Instructor Dives Headfirst Into Shark Pool at World Series of Poker

Sometimes taking the plunge is the only way to win, as diving instructor Martyn Sands discovered after his success at the prestigious World Series of Poker 2008 less than three months after his first online poker game.

It's not every day that a diving instructor can look a real-life shark in the eye and lives to tell the story. Nor is it likely that a beginner wins seats to the world's most prestigious live poker tournament less than a month after his very first online hand. But that's exactly what diving instructor and poker new-comer Martyn Sands did this July when he played at the World Series of Poker (WSOP) 2008 in Las Vegas.

His first brush with online poker in March 2008 was all it took. The British-born instructor was off and diving headfirst into the challenge. Eager to better his game, the Greek resident played up to four hours a day, five times a week, with no lose or win limit in sight. Natural talent and sheer determination paid off sooner than expected. Just weeks after joining, Martyn shot to number one at the WSOP 2008 Super Satellite and found himself en route to his first live tournament in Las Vegas.

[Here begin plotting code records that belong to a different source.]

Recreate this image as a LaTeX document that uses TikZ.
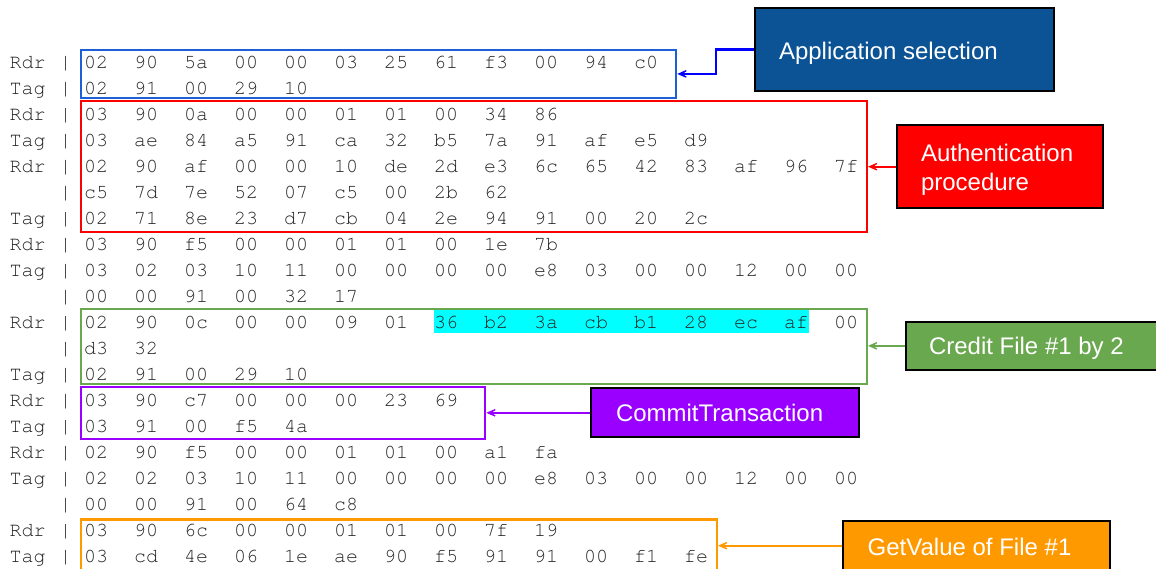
\documentclass[tikz,border=0pt]{standalone}
\usepackage{fontspec}
\setmonofont{TeX Gyre Cursor}
\newfontfamily\lblfont{Liberation Sans}
\usetikzlibrary{arrows.meta}

\definecolor{selblue}{HTML}{0B5394}
\definecolor{selframe}{HTML}{1C5FD6}
\definecolor{authred}{HTML}{FF0000}
\definecolor{credgreen}{HTML}{6AA84F}
\definecolor{compurple}{HTML}{9900FF}
\definecolor{valorange}{HTML}{FF9900}
\definecolor{hexgrey}{HTML}{222222}
\definecolor{hilite}{HTML}{00FFFF}

\tikzset{
  hex/.style={anchor=base west, inner sep=0pt, outer sep=0pt, text=hexgrey,
              font=\fontsize{20}{24}\selectfont\ttfamily},
  grp/.style={draw=#1, line width=2.3pt, anchor=north west, inner sep=0pt, outer sep=1.15pt},
  tagbox/.style={draw=black, fill=#1, line width=2pt, inner sep=0pt, outer sep=1pt},
  tagtext/.style={text=white, inner sep=0pt, outer sep=0pt, align=left,
                  font=\lblfont\fontsize{24}{29}\selectfont},
  link/.style={draw=#1, line width=2.3pt, -{Stealth[length=16pt,width=14pt,inset=11pt]}},
}

% one line of the trace: row number, direction label, list of bytes
\newcommand\hexrow[3]{%
  \if\relax\detokenize{#2}\relax\else
    \node[hex] (d#1) at (9.5,{68.3+26*(#1-1)}) {#2};
  \fi
  \node[hex] (s#1) at (59.5,{68.3+26*(#1-1)}) {|};
  \foreach \hb [count=\c] in {#3} {
    \node[hex] (b#1-\c) at ({84+50*(\c-1)},{68.3+26*(#1-1)}) {\hb};
  }%
}

\begin{document}
\begin{tikzpicture}[x=1pt,y=-1pt]
  \useasboundingbox (0,0) rectangle (1156,568);
  \clip (0,0) rectangle (1156,568);
  \fill[white] (0,0) rectangle (1156,568);

  % highlighted credit value
  \node[fill=hilite, anchor=north west, minimum width=375pt, minimum height=23pt,
        inner sep=0pt] (hl) at (434,309.3) {};

  % the trace
  \hexrow{1}{Rdr}{02,90,5a,00,00,03,25,61,f3,00,94,c0}
  \hexrow{2}{Tag}{02,91,00,29,10}
  \hexrow{3}{Rdr}{03,90,0a,00,00,01,01,00,34,86}
  \hexrow{4}{Tag}{03,ae,84,a5,91,ca,32,b5,7a,91,af,e5,d9}
  \hexrow{5}{Rdr}{02,90,af,00,00,10,de,2d,e3,6c,65,42,83,af,96,7f}
  \hexrow{6}{}{c5,7d,7e,52,07,c5,00,2b,62}
  \hexrow{7}{Tag}{02,71,8e,23,d7,cb,04,2e,94,91,00,20,2c}
  \hexrow{8}{Rdr}{03,90,f5,00,00,01,01,00,1e,7b}
  \hexrow{9}{Tag}{03,02,03,10,11,00,00,00,00,e8,03,00,00,12,00,00}
  \hexrow{10}{}{00,00,91,00,32,17}
  \hexrow{11}{Rdr}{02,90,0c,00,00,09,01,36,b2,3a,cb,b1,28,ec,af,00}
  \hexrow{12}{}{d3,32}
  \hexrow{13}{Tag}{02,91,00,29,10}
  \hexrow{14}{Rdr}{03,90,c7,00,00,00,23,69}
  \hexrow{15}{Tag}{03,91,00,f5,4a}
  \hexrow{16}{Rdr}{02,90,f5,00,00,01,01,00,a1,fa}
  \hexrow{17}{Tag}{02,02,03,10,11,00,00,00,00,e8,03,00,00,12,00,00}
  \hexrow{18}{}{00,00,91,00,64,c8}
  \hexrow{19}{Rdr}{03,90,6c,00,00,01,01,00,7f,19}
  \hexrow{20}{Tag}{03,cd,4e,06,1e,ae,90,f5,91,91,00,f1,fe}

  % frames around the command groups
  \node[grp=selframe,   minimum width=595pt,   minimum height=48.5pt] (gsel)  at (80,48.5)  {};
  \node[grp=authred,    minimum width=785.7pt, minimum height=131pt]  (gauth) at (80,100)   {};
  \node[grp=credgreen,  minimum width=785.7pt, minimum height=75.3pt] (gcred) at (80,307.7) {};
  \node[grp=compurple,  minimum width=404pt,   minimum height=52.3pt] (gcom)  at (80,385.7) {};
  \node[grp=valorange,  minimum width=635.7pt, minimum height=62pt]   (gval)  at (80,518.3) {};

  % callout boxes
  \node[tagbox=selblue,   minimum width=299pt,   minimum height=82.4pt] (app)  at (904.5,49.5)   {};
  \node[tagbox=authred,   minimum width=206.6pt, minimum height=83.3pt] (auth) at (1000,166.7)   {};
  \node[tagbox=credgreen, minimum width=267pt,   minimum height=48.3pt] (cred) at (1039.2,345.85) {};
  \node[tagbox=compurple, minimum width=267.7pt, minimum height=49pt]   (com)  at (724.85,412.8) {};
  \node[tagbox=valorange, minimum width=267.3pt, minimum height=50pt]   (val)  at (976.35,545.7) {};

  \node[tagtext, anchor=base west]  (apptxt)  at (779,59.3)   {Application selection};
  \node[tagtext, anchor=north west] (authtxt) at (921,143.8)  {Authentication\\procedure};
  \node[tagtext, anchor=base west]  (credtxt) at (929,354.3)  {Credit File \#1 by 2};
  \node[tagtext, anchor=base west]  (comtxt)  at (616,421.7)  {CommitTransaction};
  \node[tagtext, anchor=base west]  (valtxt)  at (867.7,555)  {GetValue of File \#1};

  % pointers from callouts to frames
  \draw[link=blue]       (app.west) -- ++(-38,0) |- (gsel.east);
  \draw[link=authred]    (auth.west) -- (gauth.east |- auth.west);
  \draw[link=credgreen]  (cred.west) -- (gcred.east |- cred.west);
  \draw[link=compurple]  (com.west)  -- (gcom.east |- com.west);
  \draw[link=valorange]  (val.west)  -- (gval.east |- val.west);
\end{tikzpicture}
\end{document}
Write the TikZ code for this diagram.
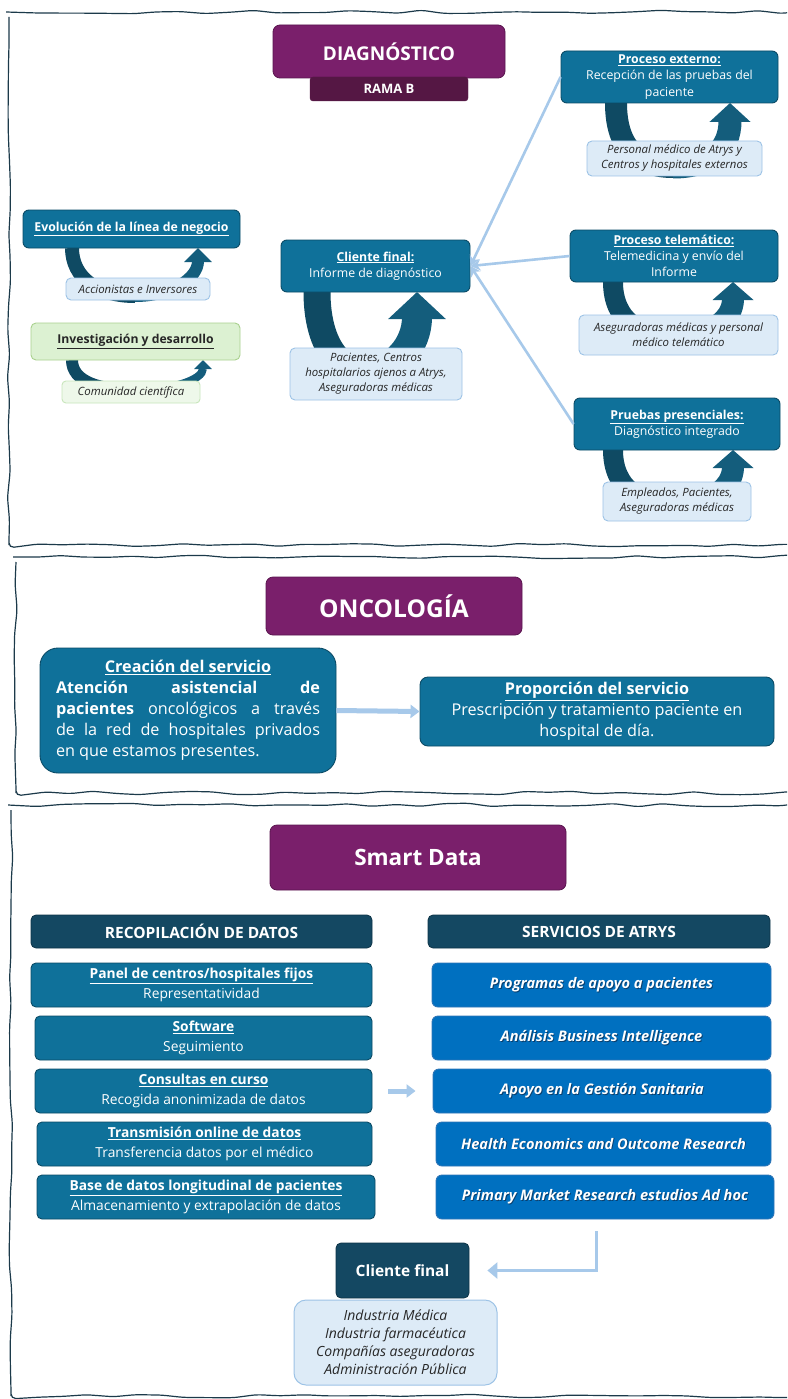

The underwater diving instructor took to the WSOP Main Event tables in Las Vegas like a fish to water. Up against an international line-up of table veterans and well-renowned poker sharks, he remained unshaken as he put his three-month-old poker skills to the test and came out a winner. Out of the 6,844 hopefuls who attended the series, he finished 577th place at the Main Event, and added $23,160 prize winnings to his bank account.

Keeping calm and showing no fear is the first step to winning, according to the well-seasoned diver. Attributing his success to "75% skill and 25% luck", he also highlighted the important psychological aspects of the game. Cultivating an ability to read other players' tells is vital, as is developing an impassable 'poker face' to disarm opponents. For online tournaments, "speed and the amount of the beat are good indicators of players’ tell" advises the WSOP prize winner. But ultimately, the only way to learn is to jump right in and play.